Some journeys take you farther from where you started, closer to where you come from. Stepping off the ferry at Ellis Island, a thousand miles from home under soft skies, time and space had compressed. A thousand footsore people spilled down the heaving gangway, yearning to breathe free on dry land and speaking what seemed like a thousand different tongues. We'd already paid for passage, but most had come for Liberty, and the stop at Ellis Island was simply part of the price of admission.
It was already late in the day when we arrived. Light slanted through the enormous windows in the great hall. Over more than 60 years -- from 1892 to 1924 -- some 20 million immigrants passed through this room, this gateway to a new world, a new life. Among them was my grandfather.
On October 17, 1911, Pietro Franscella arrived on the steamer Niagara from Le Havre in northern France. He was 17, alone, having traveled from his small village in the Italian-Swiss Alps to come to America, perhaps giving his philandering father Paolo a convenient scapegoat for a young neighbor's pregnancy. He had $25 in his pocket, mostly to pay for a train ticket to Colorado Springs, where some of his mother's family lived. When the American clerk asked him his trade, he said he was a farm laborer, as so many did, but he didn't want to work in the fields. No, he told the clerk, he was not an anarchist. No, he was not a polygamist. Yes, he had a sponsor, his mother's brother in Brooklyn who'd promised to meet him at the "kissing gate."
I found a copy of the ship's manifest in one of the Ellis Island computer archives. At first, his name didn't come up and I presumed he'd been lost to pen-and-ink American bureaucracy. He'd always told the story of how he'd become an American from the start, dropping the Italian "a" from Franscella, and transforming Giuseppe Pietro Franscella to the name on my grandfather's mailbox: Joseph Peter Franscell. But a Park Service clerk peering over my shoulder suggested a couple tricky clicks, and there he was, officially and forever. He'd given only his middle name, and there was that ancient "a," proud as hell.
I paid for a laser-copy of the ship's manifest, and went out into the Registry Hall, where he'd likely waited for hours -- maybe longer -- with other immigrants to be examined and questioned, perhaps detained further, perhaps sent away. I sat on one of the old benches, my legs thick and exhausted from a day standing in lines, holding my balance aboard the boat, going halfway up every wrong block, standing in more lines, finding something to eat, and following a thousand people wherever they were going. The light had sunken further, and I wondered: When did they stop being tired? Was it when they set foot on the mainland? Was it when they stepped into the first street where they heard a language they recognized? Or did they never stop working to earn what they'd won?
Later, I wandered into a small exhibit in what was once the infirmary and looked at the things they'd carried: Wedding dresses, china, sewing machines, shawls, photographs, holy books. But they brought more, like the strange musical instruments of faraway places, porcelain figurines, even hand-painted Easter eggs. And again, I wondered: If I were a 17-year-old kid leaving home, what would I have taken? What did he take?
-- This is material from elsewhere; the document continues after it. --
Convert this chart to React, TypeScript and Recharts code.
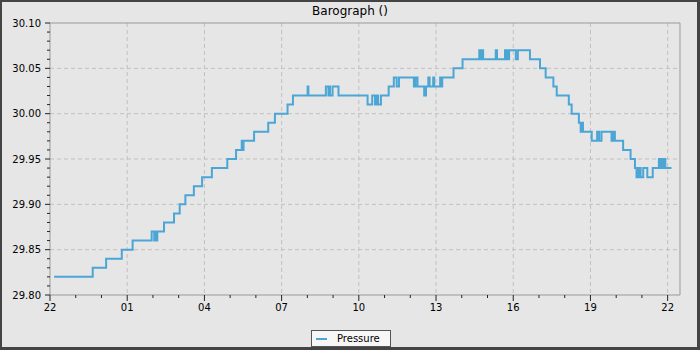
import { LineChart, Line, XAxis, YAxis, CartesianGrid, ReferenceArea } from 'recharts';

// hours after 22:00
const hours = [
  0.16, 1.66, 2.18, 2.79, 3.21, 3.95, 4.05, 4.08, 4.13, 4.17, 4.43, 4.82, 5.04, 5.26, 5.59, 5.91,
  6.29, 6.89, 7.23, 7.45, 7.49, 7.52, 7.93, 8.48, 8.74, 9.23, 9.44, 10.01, 10.04, 10.72, 10.82,
  10.86, 10.88, 10.98, 11.21, 12.34, 12.52, 12.63, 12.7, 12.75, 12.86, 13.16, 13.36, 13.47, 13.56,
  14.14, 14.2, 14.28, 14.54, 14.61, 14.7, 14.75, 14.89, 14.93, 15.16, 15.2, 15.24, 15.68, 16.03,
  16.68, 16.73, 16.8, 16.83, 17.32, 17.37, 17.68, 17.74, 17.77, 17.81, 17.84, 18.1, 18.18, 18.65,
  19.04, 19.26, 19.56, 19.69, 20.16, 20.27, 20.55, 20.62, 20.67, 20.71, 21.05, 21.26, 21.34, 21.43,
  21.82, 21.88, 21.95, 22.27, 22.56, 22.73, 22.79, 22.82, 22.86, 22.9, 22.95, 23.05, 23.21, 23.42,
  23.66, 23.73, 23.77, 23.82, 23.85, 23.91, 24.15,
];

const pressure = [
  29.82, 29.83, 29.84, 29.85, 29.86, 29.87, 29.86, 29.87, 29.86, 29.87, 29.88, 29.89, 29.9, 29.91,
  29.92, 29.93, 29.94, 29.95, 29.96, 29.97, 29.96, 29.97, 29.98, 29.99, 30.0, 30.01, 30.02, 30.03,
  30.02, 30.03, 30.02, 30.03, 30.02, 30.03, 30.02, 30.01, 30.02, 30.01, 30.02, 30.01, 30.02, 30.03,
  30.04, 30.03, 30.04, 30.03, 30.04, 30.03, 30.02, 30.03, 30.04, 30.03, 30.04, 30.03, 30.04, 30.03,
  30.04, 30.05, 30.06, 30.07, 30.06, 30.07, 30.06, 30.07, 30.06, 30.07, 30.06, 30.07, 30.06, 30.07,
  30.06, 30.07, 30.06, 30.05, 30.04, 30.03, 30.02, 30.01, 30.0, 29.99, 29.98, 29.99, 29.98, 29.97,
  29.98, 29.97, 29.98, 29.97, 29.98, 29.97, 29.96, 29.95, 29.94, 29.93, 29.94, 29.93, 29.94, 29.93,
  29.94, 29.93, 29.94, 29.95, 29.94, 29.95, 29.94, 29.95, 29.94, 29.94,
];

const xMajorTicks = [0, 3, 6, 9, 12, 15, 18, 21, 24];
const xTickLabels = ['22', '01', '04', '07', '10', '13', '16', '19', '22'];
const xMinorTicks = [1, 2, 4, 5, 7, 8, 10, 11, 13, 14, 16, 17, 19, 20, 22, 23];

const yMajorTicks = [29.8, 29.85, 29.9, 29.95, 30.0, 30.05, 30.1];
const yTickLabels = ['29.80', '29.85', '29.90', '29.95', '30.00', '30.05', '30.10'];
const yMinorTicks = [
  29.81, 29.82, 29.83, 29.84, 29.86, 29.87, 29.88, 29.89, 29.91, 29.92, 29.93, 29.94, 29.96, 29.97,
  29.98, 29.99, 30.01, 30.02, 30.03, 30.04, 30.06, 30.07, 30.08, 30.09,
];

const X_MAX = 24.48;
const FONT = '"DejaVu Sans", sans-serif';
const LINE_COLOR = '#4ba6d6';

const data = hours.map((t, i) => ({ t, p: pressure[i] }));

const findIdx = (arr: number[], v: number) => arr.findIndex((a) => Math.abs(a - v) < 1e-6);

function XTick(props: any) {
  const { x, y, payload } = props;
  const i = findIdx(xMajorTicks, payload.value);
  if (i < 0) return <line x1={x} x2={x} y1={y} y2={y + 3} stroke="#222" />;
  return (
    <g>
      <line x1={x} x2={x} y1={y} y2={y + 6} stroke="#222" />
      <text x={x} y={y + 16} textAnchor="middle" fontSize={10} fontFamily={FONT} fill="#000">
        {xTickLabels[i]}
      </text>
    </g>
  );
}

function YTick(props: any) {
  const { x, y, payload } = props;
  const i = findIdx(yMajorTicks, payload.value);
  if (i < 0) return <line x1={x - 3} x2={x} y1={y} y2={y} stroke="#222" />;
  return (
    <g>
      <line x1={x - 5} x2={x} y1={y} y2={y} stroke="#222" />
      <text x={x - 9} y={y} dy="0.36em" textAnchor="end" fontSize={10} fontFamily={FONT} fill="#000">
        {yTickLabels[i]}
      </text>
    </g>
  );
}

export default function App() {
  const xTicks = [...xMajorTicks, ...xMinorTicks].sort((a, b) => a - b);
  const yTicks = [...yMajorTicks, ...yMinorTicks].sort((a, b) => a - b);

  return (
    <div style={{ position: 'absolute', left: 0, top: 0, width: 700, height: 350, background: '#e6e6e6' }}>
      <div
        style={{
          position: 'absolute',
          left: 0,
          top: 0,
          width: 700,
          textAlign: 'center',
          fontFamily: FONT,
          fontSize: 12,
          lineHeight: '22px',
          color: '#000',
          paddingLeft: 0,
        }}
      >
        Barograph ()
      </div>
      <LineChart width={700} height={350} data={data} margin={{ top: 23, right: 20, bottom: 0, left: 0 }}>
        <CartesianGrid
          stroke="#c0c0c0"
          strokeDasharray="4 3"
          verticalValues={xMajorTicks.slice(1)}
          horizontalValues={yMajorTicks.slice(1, -1)}
        />
        <XAxis
          dataKey="t"
          type="number"
          domain={[0, X_MAX]}
          allowDataOverflow
          ticks={xTicks}
          interval={0}
          height={55}
          axisLine={false}
          tickLine={false}
          tickSize={0}
          tickMargin={0}
          tick={<XTick />}
        />
        <YAxis
          type="number"
          domain={[29.8, 30.1]}
          allowDataOverflow
          ticks={yTicks}
          interval={0}
          width={50}
          axisLine={false}
          tickLine={false}
          tickSize={0}
          tickMargin={0}
          tick={<YTick />}
        />
        <ReferenceArea x1={0} x2={X_MAX} y1={29.8} y2={30.1} fill="none" stroke="#999" strokeWidth={1} />
        <Line
          type="stepAfter"
          dataKey="p"
          stroke={LINE_COLOR}
          strokeWidth={2}
          dot={false}
          isAnimationActive={false}
        />
      </LineChart>
      <div
        style={{
          position: 'absolute',
          left: 311,
          top: 330,
          width: 80,
          height: 17,
          boxSizing: 'border-box',
          border: '1px solid #555',
          background: '#f7f7f7',
          fontFamily: FONT,
          fontSize: 10,
          lineHeight: '15px',
          color: '#000',
        }}
      >
        <span
          style={{
            position: 'absolute',
            left: 4,
            top: 7,
            width: 11,
            height: 2,
            background: LINE_COLOR,
          }}
        />
        <span style={{ position: 'absolute', left: 25, top: 0 }}>Pressure</span>
      </div>
      <div
        style={{
          position: 'absolute',
          left: 0,
          top: 0,
          width: 700,
          height: 350,
          boxSizing: 'border-box',
          borderStyle: 'solid',
          borderColor: '#444',
          borderWidth: '2px 3px 3px 2px',
          pointerEvents: 'none',
        }}
      />
    </div>
  );
}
I can only imagine the difficulties of his journey. For me, interpreting the babble of a subway map, unscrambling the train codes, turning a dollar bill into a metro card, and screwing up the courage to dive into rush-hour's human torrent for a simple ride Uptown -- my first -- was a simultaneously vexing and invigorating adventure. I take the wrong train, it costs me, at worst, two bucks to turn around. He came much farther, and there was no going back.
My grandfather died in 1985 at age 90. He ended with far more than he brought, including three sons of his own. In 1911, he'd come West from New York, met my grandmother in Colorado, pressed farther to San Francisco and later Los Angeles, where he was a chef in a fancy Hollywood hotel and bought little parcels of land here and there. He taught me to fish in the streams of the High Sierras and cooked every meal that was ever served in his house. And although he'd long ago dropped the vowels and the names that marked him, he never lost the rich Italian accent, and thank God for that. It's the voice I hear in my dreams of him.
He never spoke of New York City to me. But he was here, however briefly. New York was the gateway to his new life. And a good, long life it was. I have spent only one day here understanding my grandfather's journey, which has now lasted 95 years. It was worth the trip because some journeys take you farther from where you started, closer to where you come from.